* [To be done] Repeat what the lines below say, word for word, and skip every image.

* [Collected material]
++++++++++++++++++++

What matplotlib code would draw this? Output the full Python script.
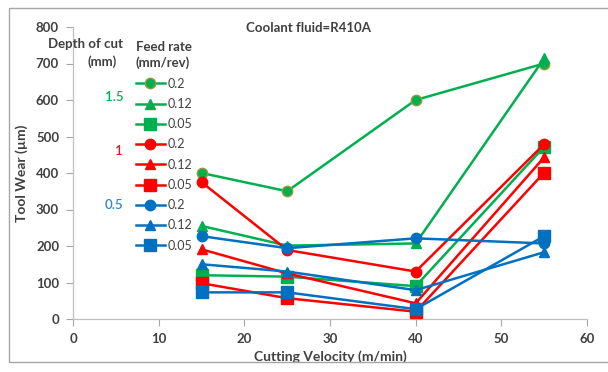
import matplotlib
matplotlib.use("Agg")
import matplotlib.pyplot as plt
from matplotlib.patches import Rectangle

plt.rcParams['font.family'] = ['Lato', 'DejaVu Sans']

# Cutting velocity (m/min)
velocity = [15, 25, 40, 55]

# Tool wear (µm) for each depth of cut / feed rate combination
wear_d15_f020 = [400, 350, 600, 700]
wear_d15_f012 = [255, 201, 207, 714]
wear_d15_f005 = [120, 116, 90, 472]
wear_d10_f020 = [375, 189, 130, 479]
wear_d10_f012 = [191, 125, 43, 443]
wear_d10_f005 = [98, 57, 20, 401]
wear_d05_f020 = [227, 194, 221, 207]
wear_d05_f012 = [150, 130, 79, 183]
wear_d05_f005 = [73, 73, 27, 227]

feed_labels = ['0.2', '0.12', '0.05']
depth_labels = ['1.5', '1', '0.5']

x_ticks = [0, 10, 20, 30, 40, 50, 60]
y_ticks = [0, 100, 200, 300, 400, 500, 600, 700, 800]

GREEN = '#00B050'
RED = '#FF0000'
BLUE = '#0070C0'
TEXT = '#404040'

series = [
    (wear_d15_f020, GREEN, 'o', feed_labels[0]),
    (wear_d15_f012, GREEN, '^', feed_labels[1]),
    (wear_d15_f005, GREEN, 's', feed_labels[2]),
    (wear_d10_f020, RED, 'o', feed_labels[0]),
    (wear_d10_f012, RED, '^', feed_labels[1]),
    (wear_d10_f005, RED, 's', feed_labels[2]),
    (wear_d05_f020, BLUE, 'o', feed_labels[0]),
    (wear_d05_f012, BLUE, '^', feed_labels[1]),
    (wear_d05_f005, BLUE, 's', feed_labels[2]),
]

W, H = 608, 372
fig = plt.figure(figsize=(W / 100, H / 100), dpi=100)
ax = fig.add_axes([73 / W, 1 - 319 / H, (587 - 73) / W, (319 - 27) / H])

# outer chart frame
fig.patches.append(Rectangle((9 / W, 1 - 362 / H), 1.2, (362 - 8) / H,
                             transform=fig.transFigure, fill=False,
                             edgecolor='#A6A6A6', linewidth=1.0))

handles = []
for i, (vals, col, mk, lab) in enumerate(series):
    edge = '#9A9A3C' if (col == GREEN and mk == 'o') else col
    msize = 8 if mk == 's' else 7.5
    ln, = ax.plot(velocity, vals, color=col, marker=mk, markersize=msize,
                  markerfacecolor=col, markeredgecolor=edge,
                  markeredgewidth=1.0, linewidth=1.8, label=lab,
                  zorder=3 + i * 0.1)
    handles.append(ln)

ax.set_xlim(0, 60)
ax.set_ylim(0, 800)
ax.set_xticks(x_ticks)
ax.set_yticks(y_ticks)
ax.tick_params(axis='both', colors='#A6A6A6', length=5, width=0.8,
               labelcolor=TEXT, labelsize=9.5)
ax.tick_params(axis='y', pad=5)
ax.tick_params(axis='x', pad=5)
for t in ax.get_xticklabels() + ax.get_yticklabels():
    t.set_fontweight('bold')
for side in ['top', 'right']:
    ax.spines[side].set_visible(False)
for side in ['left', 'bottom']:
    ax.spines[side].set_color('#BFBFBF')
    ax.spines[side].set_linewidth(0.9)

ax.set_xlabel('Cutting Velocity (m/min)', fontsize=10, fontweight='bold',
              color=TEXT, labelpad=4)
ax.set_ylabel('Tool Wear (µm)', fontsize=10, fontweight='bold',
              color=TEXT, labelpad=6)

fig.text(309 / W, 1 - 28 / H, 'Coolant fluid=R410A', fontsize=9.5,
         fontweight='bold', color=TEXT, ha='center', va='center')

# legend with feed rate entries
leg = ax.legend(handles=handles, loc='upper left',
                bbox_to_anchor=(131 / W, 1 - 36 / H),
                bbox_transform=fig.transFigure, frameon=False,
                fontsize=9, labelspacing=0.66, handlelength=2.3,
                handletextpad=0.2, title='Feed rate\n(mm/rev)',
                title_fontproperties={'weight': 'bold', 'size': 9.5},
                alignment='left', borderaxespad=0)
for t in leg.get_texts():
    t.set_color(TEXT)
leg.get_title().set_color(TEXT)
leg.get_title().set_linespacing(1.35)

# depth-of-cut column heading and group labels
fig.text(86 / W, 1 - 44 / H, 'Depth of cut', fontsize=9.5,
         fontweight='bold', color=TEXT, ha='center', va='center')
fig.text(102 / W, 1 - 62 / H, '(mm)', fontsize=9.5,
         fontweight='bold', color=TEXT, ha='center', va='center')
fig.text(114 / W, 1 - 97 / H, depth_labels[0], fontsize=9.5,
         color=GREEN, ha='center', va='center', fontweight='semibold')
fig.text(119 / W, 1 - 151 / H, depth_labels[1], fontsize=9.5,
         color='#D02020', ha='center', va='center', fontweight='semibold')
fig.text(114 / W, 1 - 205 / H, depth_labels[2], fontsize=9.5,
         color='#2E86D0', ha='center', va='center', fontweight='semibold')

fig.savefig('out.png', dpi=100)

++++++++++++++++++++

* [Worked answer]
What matplotlib code would draw this? Output the full Python script.
import matplotlib
matplotlib.use("Agg")
import matplotlib.pyplot as plt
from matplotlib.patches import Rectangle

plt.rcParams['font.family'] = ['Lato', 'DejaVu Sans']

# Cutting velocity (m/min)
velocity = [15, 25, 40, 55]

# Tool wear (µm) for each depth of cut / feed rate combination
wear_d15_f020 = [400, 350, 600, 700]
wear_d15_f012 = [255, 201, 207, 714]
wear_d15_f005 = [120, 116, 90, 472]
wear_d10_f020 = [375, 189, 130, 479]
wear_d10_f012 = [191, 125, 43, 443]
wear_d10_f005 = [98, 57, 20, 401]
wear_d05_f020 = [227, 194, 221, 207]
wear_d05_f012 = [150, 130, 79, 183]
wear_d05_f005 = [73, 73, 27, 227]

feed_labels = ['0.2', '0.12', '0.05']
depth_labels = ['1.5', '1', '0.5']

x_ticks = [0, 10, 20, 30, 40, 50, 60]
y_ticks = [0, 100, 200, 300, 400, 500, 600, 700, 800]

GREEN = '#00B050'
RED = '#FF0000'
BLUE = '#0070C0'
TEXT = '#404040'

series = [
    (wear_d15_f020, GREEN, 'o', feed_labels[0]),
    (wear_d15_f012, GREEN, '^', feed_labels[1]),
    (wear_d15_f005, GREEN, 's', feed_labels[2]),
    (wear_d10_f020, RED, 'o', feed_labels[0]),
    (wear_d10_f012, RED, '^', feed_labels[1]),
    (wear_d10_f005, RED, 's', feed_labels[2]),
    (wear_d05_f020, BLUE, 'o', feed_labels[0]),
    (wear_d05_f012, BLUE, '^', feed_labels[1]),
    (wear_d05_f005, BLUE, 's', feed_labels[2]),
]

W, H = 608, 372
fig = plt.figure(figsize=(W / 100, H / 100), dpi=100)
ax = fig.add_axes([73 / W, 1 - 319 / H, (587 - 73) / W, (319 - 27) / H])

# outer chart frame
fig.patches.append(Rectangle((9 / W, 1 - 362 / H), 1.2, (362 - 8) / H,
                             transform=fig.transFigure, fill=False,
                             edgecolor='#A6A6A6', linewidth=1.0))

handles = []
for i, (vals, col, mk, lab) in enumerate(series):
    edge = '#9A9A3C' if (col == GREEN and mk == 'o') else col
    msize = 8 if mk == 's' else 7.5
    ln, = ax.plot(velocity, vals, color=col, marker=mk, markersize=msize,
                  markerfacecolor=col, markeredgecolor=edge,
                  markeredgewidth=1.0, linewidth=1.8, label=lab,
                  zorder=3 + i * 0.1)
    handles.append(ln)

ax.set_xlim(0, 60)
ax.set_ylim(0, 800)
ax.set_xticks(x_ticks)
ax.set_yticks(y_ticks)
ax.tick_params(axis='both', colors='#A6A6A6', length=5, width=0.8,
               labelcolor=TEXT, labelsize=9.5)
ax.tick_params(axis='y', pad=5)
ax.tick_params(axis='x', pad=5)
for t in ax.get_xticklabels() + ax.get_yticklabels():
    t.set_fontweight('bold')
for side in ['top', 'right']:
    ax.spines[side].set_visible(False)
for side in ['left', 'bottom']:
    ax.spines[side].set_color('#BFBFBF')
    ax.spines[side].set_linewidth(0.9)

ax.set_xlabel('Cutting Velocity (m/min)', fontsize=10, fontweight='bold',
              color=TEXT, labelpad=4)
ax.set_ylabel('Tool Wear (µm)', fontsize=10, fontweight='bold',
              color=TEXT, labelpad=6)

fig.text(309 / W, 1 - 28 / H, 'Coolant fluid=R410A', fontsize=9.5,
         fontweight='bold', color=TEXT, ha='center', va='center')

# legend with feed rate entries
leg = ax.legend(handles=handles, loc='upper left',
                bbox_to_anchor=(131 / W, 1 - 36 / H),
                bbox_transform=fig.transFigure, frameon=False,
                fontsize=9, labelspacing=0.66, handlelength=2.3,
                handletextpad=0.2, title='Feed rate\n(mm/rev)',
                title_fontproperties={'weight': 'bold', 'size': 9.5},
                alignment='left', borderaxespad=0)
for t in leg.get_texts():
    t.set_color(TEXT)
leg.get_title().set_color(TEXT)
leg.get_title().set_linespacing(1.35)

# depth-of-cut column heading and group labels
fig.text(86 / W, 1 - 44 / H, 'Depth of cut', fontsize=9.5,
         fontweight='bold', color=TEXT, ha='center', va='center')
fig.text(102 / W, 1 - 62 / H, '(mm)', fontsize=9.5,
         fontweight='bold', color=TEXT, ha='center', va='center')
fig.text(114 / W, 1 - 97 / H, depth_labels[0], fontsize=9.5,
         color=GREEN, ha='center', va='center', fontweight='semibold')
fig.text(119 / W, 1 - 151 / H, depth_labels[1], fontsize=9.5,
         color='#D02020', ha='center', va='center', fontweight='semibold')
fig.text(114 / W, 1 - 205 / H, depth_labels[2], fontsize=9.5,
         color='#2E86D0', ha='center', va='center', fontweight='semibold')

fig.savefig('out.png', dpi=100)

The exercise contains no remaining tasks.